> [STATED TASK] Omit the images. Copy each entry word for word.
begin SOURCE MATERIAL
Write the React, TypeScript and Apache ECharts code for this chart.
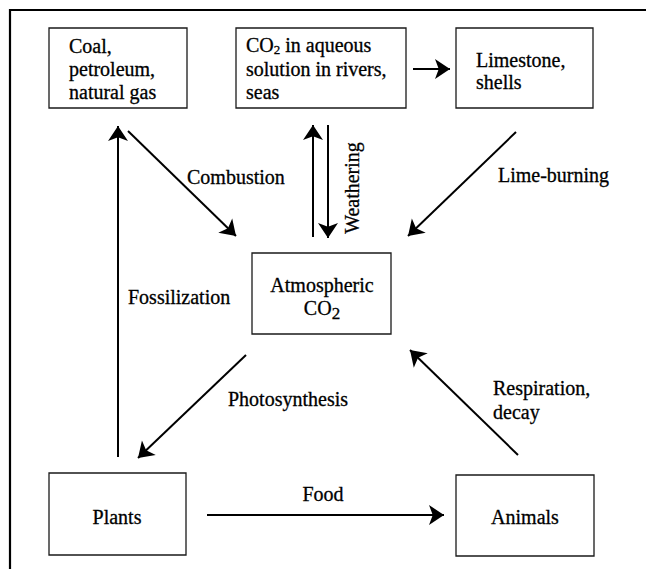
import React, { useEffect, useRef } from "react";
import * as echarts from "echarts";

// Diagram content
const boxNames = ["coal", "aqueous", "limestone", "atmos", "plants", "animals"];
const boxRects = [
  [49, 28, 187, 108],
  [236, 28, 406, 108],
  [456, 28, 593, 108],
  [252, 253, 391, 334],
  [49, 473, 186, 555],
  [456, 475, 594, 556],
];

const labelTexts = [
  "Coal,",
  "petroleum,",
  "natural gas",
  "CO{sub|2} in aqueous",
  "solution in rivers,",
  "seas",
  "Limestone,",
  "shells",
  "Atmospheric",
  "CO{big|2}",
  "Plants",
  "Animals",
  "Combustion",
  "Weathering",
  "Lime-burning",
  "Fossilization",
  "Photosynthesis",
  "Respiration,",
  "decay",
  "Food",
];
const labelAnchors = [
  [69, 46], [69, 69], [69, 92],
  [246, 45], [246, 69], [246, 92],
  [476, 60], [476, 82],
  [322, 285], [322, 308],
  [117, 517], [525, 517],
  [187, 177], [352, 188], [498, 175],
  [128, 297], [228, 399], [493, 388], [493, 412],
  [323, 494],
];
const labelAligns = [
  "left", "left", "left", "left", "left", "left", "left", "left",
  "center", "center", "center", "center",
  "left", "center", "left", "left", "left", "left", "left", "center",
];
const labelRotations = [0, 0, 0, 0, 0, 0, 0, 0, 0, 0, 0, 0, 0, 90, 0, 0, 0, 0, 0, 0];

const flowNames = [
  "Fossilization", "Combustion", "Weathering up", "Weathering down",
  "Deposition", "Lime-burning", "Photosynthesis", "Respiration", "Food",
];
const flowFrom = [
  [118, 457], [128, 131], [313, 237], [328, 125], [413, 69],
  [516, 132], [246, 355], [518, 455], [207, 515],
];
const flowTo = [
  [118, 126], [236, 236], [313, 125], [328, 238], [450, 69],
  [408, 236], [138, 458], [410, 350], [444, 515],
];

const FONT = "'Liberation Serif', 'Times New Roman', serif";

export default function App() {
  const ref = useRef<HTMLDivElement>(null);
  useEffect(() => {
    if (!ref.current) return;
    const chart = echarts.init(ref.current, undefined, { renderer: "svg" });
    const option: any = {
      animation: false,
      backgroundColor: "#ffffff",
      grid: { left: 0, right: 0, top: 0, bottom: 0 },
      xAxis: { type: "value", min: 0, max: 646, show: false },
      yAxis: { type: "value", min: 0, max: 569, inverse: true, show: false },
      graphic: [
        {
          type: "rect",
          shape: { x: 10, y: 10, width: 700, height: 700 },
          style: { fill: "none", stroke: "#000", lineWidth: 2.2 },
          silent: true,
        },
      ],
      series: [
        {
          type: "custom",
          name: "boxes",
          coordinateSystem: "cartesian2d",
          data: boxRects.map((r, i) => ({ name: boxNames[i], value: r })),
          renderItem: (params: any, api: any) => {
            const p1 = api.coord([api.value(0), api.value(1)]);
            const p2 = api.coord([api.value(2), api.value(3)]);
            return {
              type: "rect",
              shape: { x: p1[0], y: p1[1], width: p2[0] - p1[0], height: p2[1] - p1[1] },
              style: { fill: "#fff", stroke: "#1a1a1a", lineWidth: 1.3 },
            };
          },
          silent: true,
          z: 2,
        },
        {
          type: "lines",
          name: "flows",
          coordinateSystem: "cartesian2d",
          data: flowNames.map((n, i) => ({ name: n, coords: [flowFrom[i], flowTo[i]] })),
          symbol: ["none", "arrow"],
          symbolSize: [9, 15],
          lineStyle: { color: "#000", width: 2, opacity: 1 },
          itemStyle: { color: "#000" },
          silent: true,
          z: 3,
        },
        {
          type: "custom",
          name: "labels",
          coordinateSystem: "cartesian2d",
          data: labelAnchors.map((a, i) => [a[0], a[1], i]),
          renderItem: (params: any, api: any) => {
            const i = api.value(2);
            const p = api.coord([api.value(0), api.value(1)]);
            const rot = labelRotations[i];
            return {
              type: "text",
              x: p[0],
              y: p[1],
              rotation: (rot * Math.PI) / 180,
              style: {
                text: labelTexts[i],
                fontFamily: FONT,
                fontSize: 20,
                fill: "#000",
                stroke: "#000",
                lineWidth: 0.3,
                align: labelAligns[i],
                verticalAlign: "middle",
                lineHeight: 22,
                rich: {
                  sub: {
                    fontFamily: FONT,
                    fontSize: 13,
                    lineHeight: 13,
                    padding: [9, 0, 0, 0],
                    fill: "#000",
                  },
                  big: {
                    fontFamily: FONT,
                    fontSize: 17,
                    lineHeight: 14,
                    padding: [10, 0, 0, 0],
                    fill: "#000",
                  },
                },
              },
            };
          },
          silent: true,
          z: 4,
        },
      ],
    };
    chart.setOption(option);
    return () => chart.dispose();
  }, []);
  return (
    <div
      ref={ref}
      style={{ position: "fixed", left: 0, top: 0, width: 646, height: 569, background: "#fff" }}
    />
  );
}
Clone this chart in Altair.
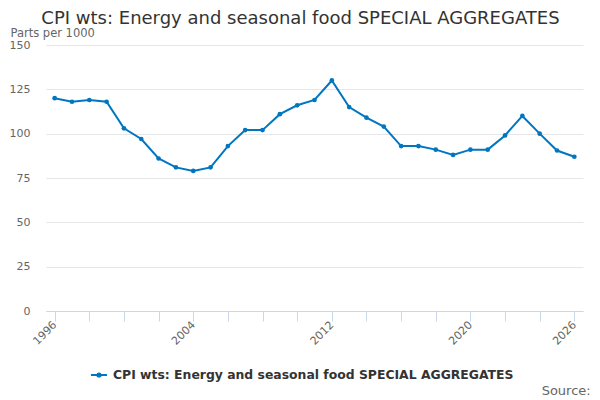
end SOURCE MATERIAL
> [SOLUTION TO THE EXERCISE]
Write the React, TypeScript and Apache ECharts code for this chart.
import React, { useEffect, useRef } from "react";
import * as echarts from "echarts";

// Diagram content
const boxNames = ["coal", "aqueous", "limestone", "atmos", "plants", "animals"];
const boxRects = [
  [49, 28, 187, 108],
  [236, 28, 406, 108],
  [456, 28, 593, 108],
  [252, 253, 391, 334],
  [49, 473, 186, 555],
  [456, 475, 594, 556],
];

const labelTexts = [
  "Coal,",
  "petroleum,",
  "natural gas",
  "CO{sub|2} in aqueous",
  "solution in rivers,",
  "seas",
  "Limestone,",
  "shells",
  "Atmospheric",
  "CO{big|2}",
  "Plants",
  "Animals",
  "Combustion",
  "Weathering",
  "Lime-burning",
  "Fossilization",
  "Photosynthesis",
  "Respiration,",
  "decay",
  "Food",
];
const labelAnchors = [
  [69, 46], [69, 69], [69, 92],
  [246, 45], [246, 69], [246, 92],
  [476, 60], [476, 82],
  [322, 285], [322, 308],
  [117, 517], [525, 517],
  [187, 177], [352, 188], [498, 175],
  [128, 297], [228, 399], [493, 388], [493, 412],
  [323, 494],
];
const labelAligns = [
  "left", "left", "left", "left", "left", "left", "left", "left",
  "center", "center", "center", "center",
  "left", "center", "left", "left", "left", "left", "left", "center",
];
const labelRotations = [0, 0, 0, 0, 0, 0, 0, 0, 0, 0, 0, 0, 0, 90, 0, 0, 0, 0, 0, 0];

const flowNames = [
  "Fossilization", "Combustion", "Weathering up", "Weathering down",
  "Deposition", "Lime-burning", "Photosynthesis", "Respiration", "Food",
];
const flowFrom = [
  [118, 457], [128, 131], [313, 237], [328, 125], [413, 69],
  [516, 132], [246, 355], [518, 455], [207, 515],
];
const flowTo = [
  [118, 126], [236, 236], [313, 125], [328, 238], [450, 69],
  [408, 236], [138, 458], [410, 350], [444, 515],
];

const FONT = "'Liberation Serif', 'Times New Roman', serif";

export default function App() {
  const ref = useRef<HTMLDivElement>(null);
  useEffect(() => {
    if (!ref.current) return;
    const chart = echarts.init(ref.current, undefined, { renderer: "svg" });
    const option: any = {
      animation: false,
      backgroundColor: "#ffffff",
      grid: { left: 0, right: 0, top: 0, bottom: 0 },
      xAxis: { type: "value", min: 0, max: 646, show: false },
      yAxis: { type: "value", min: 0, max: 569, inverse: true, show: false },
      graphic: [
        {
          type: "rect",
          shape: { x: 10, y: 10, width: 700, height: 700 },
          style: { fill: "none", stroke: "#000", lineWidth: 2.2 },
          silent: true,
        },
      ],
      series: [
        {
          type: "custom",
          name: "boxes",
          coordinateSystem: "cartesian2d",
          data: boxRects.map((r, i) => ({ name: boxNames[i], value: r })),
          renderItem: (params: any, api: any) => {
            const p1 = api.coord([api.value(0), api.value(1)]);
            const p2 = api.coord([api.value(2), api.value(3)]);
            return {
              type: "rect",
              shape: { x: p1[0], y: p1[1], width: p2[0] - p1[0], height: p2[1] - p1[1] },
              style: { fill: "#fff", stroke: "#1a1a1a", lineWidth: 1.3 },
            };
          },
          silent: true,
          z: 2,
        },
        {
          type: "lines",
          name: "flows",
          coordinateSystem: "cartesian2d",
          data: flowNames.map((n, i) => ({ name: n, coords: [flowFrom[i], flowTo[i]] })),
          symbol: ["none", "arrow"],
          symbolSize: [9, 15],
          lineStyle: { color: "#000", width: 2, opacity: 1 },
          itemStyle: { color: "#000" },
          silent: true,
          z: 3,
        },
        {
          type: "custom",
          name: "labels",
          coordinateSystem: "cartesian2d",
          data: labelAnchors.map((a, i) => [a[0], a[1], i]),
          renderItem: (params: any, api: any) => {
            const i = api.value(2);
            const p = api.coord([api.value(0), api.value(1)]);
            const rot = labelRotations[i];
            return {
              type: "text",
              x: p[0],
              y: p[1],
              rotation: (rot * Math.PI) / 180,
              style: {
                text: labelTexts[i],
                fontFamily: FONT,
                fontSize: 20,
                fill: "#000",
                stroke: "#000",
                lineWidth: 0.3,
                align: labelAligns[i],
                verticalAlign: "middle",
                lineHeight: 22,
                rich: {
                  sub: {
                    fontFamily: FONT,
                    fontSize: 13,
                    lineHeight: 13,
                    padding: [9, 0, 0, 0],
                    fill: "#000",
                  },
                  big: {
                    fontFamily: FONT,
                    fontSize: 17,
                    lineHeight: 14,
                    padding: [10, 0, 0, 0],
                    fill: "#000",
                  },
                },
              },
            };
          },
          silent: true,
          z: 4,
        },
      ],
    };
    chart.setOption(option);
    return () => chart.dispose();
  }, []);
  return (
    <div
      ref={ref}
      style={{ position: "fixed", left: 0, top: 0, width: 646, height: 569, background: "#fff" }}
    />
  );
}
Clone this chart in Altair.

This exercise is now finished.